Les retouches peuvent être faites à l’œuf dans la proportion d’un jaune d’œuf battu mélangé de 10 à 12 fois son poids en eau.
Témoignage d’un admirateur anonyme
L’œuvre de Georges Lusseau a suscité l’admiration de ses contemporains. En voici un témoignage paru dans la revue de la semaine religieuse du diocèse de Nantes, datée du 3 octobre 1931.
« A première vue, on est un peu ébloui. Pensez donc, c’est une vision du ciel … J’ai admiré la clarté de la composition. Au centre Marie, couronnée par le Père et le Fils. Le Saint-Esprit plane sous la forme d’une colombe au-dessus de la Vierge. Tout autour, des anges recueillis dans une muette contemplation en chantant doucement les louanges de leur reine. C’est le calme, c’est la paix de la béatitude « le silentium magnum » de l’Apocalypse. Vers les extrémités de cette zone supérieure, d’autres anges embouchent la trompette pour annoncer à l’univers la gloire de celle que toutes les générations proclameront bienheureuse ».

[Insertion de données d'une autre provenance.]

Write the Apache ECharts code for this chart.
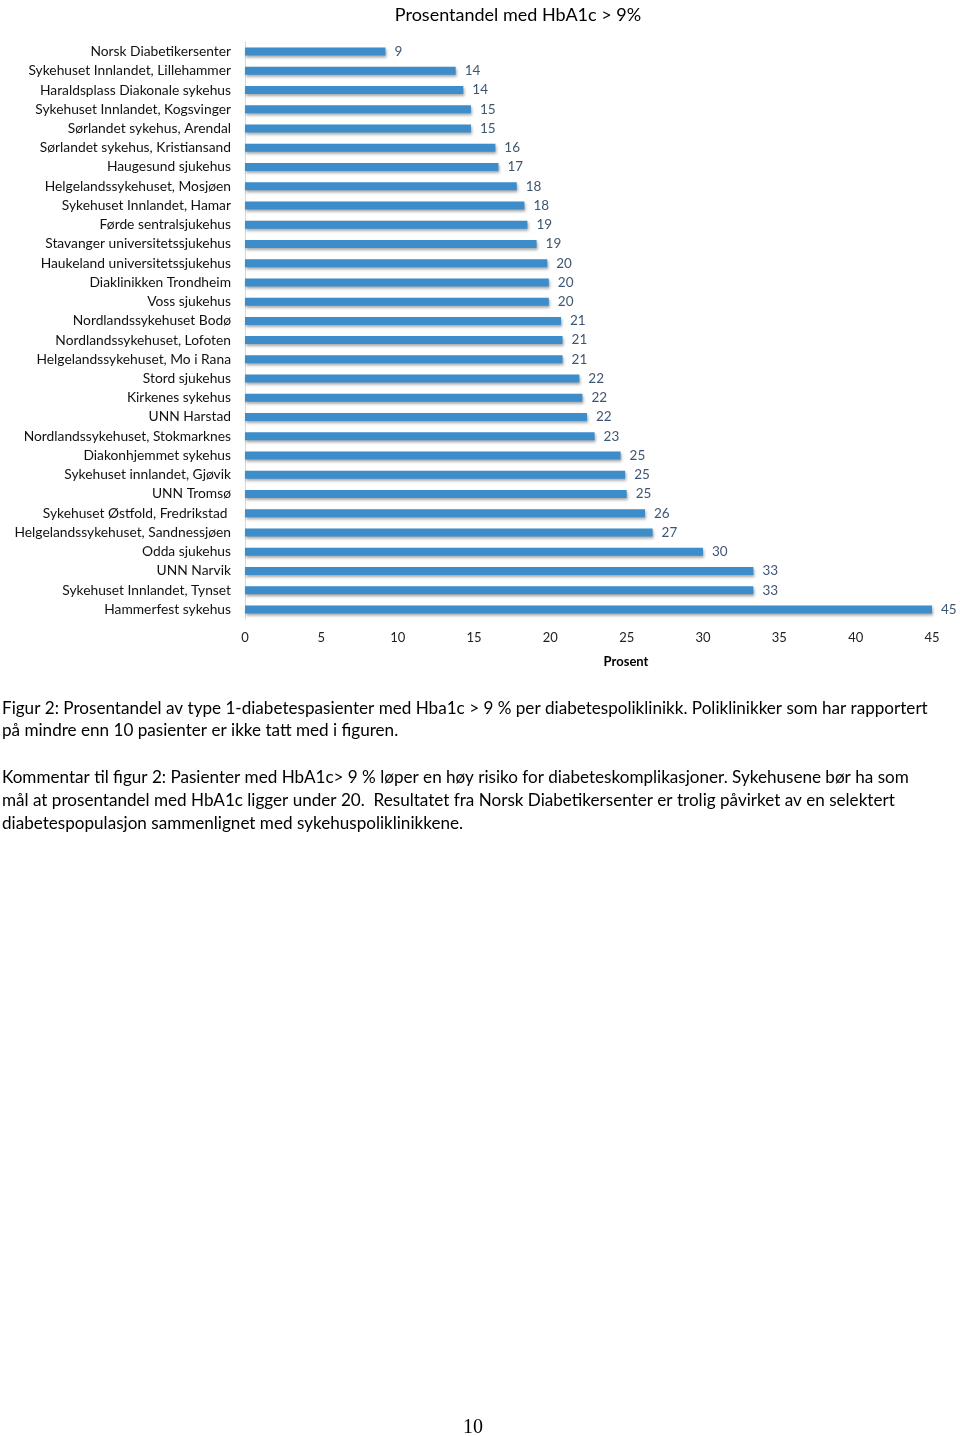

« Au-dessous de cette zone, un second registre : ce sont les saints des deux testaments : les patriarches, les prophètes, les apôtres, les martyrs, les pontifes, les confesseurs, les vierges … en chacun la sainteté est marquée d’un trait bien personnel. Cette partie de la fresque a été très étudiée et il faut dire qu’elle a été merveilleusement réussie ».
« Enfin, au-dessous, troisième registre : c’est l’église de la terre, l’église militante, avec, au centre de nouveau, l’image de la Vierge à sa naissance et l’Annonciation ».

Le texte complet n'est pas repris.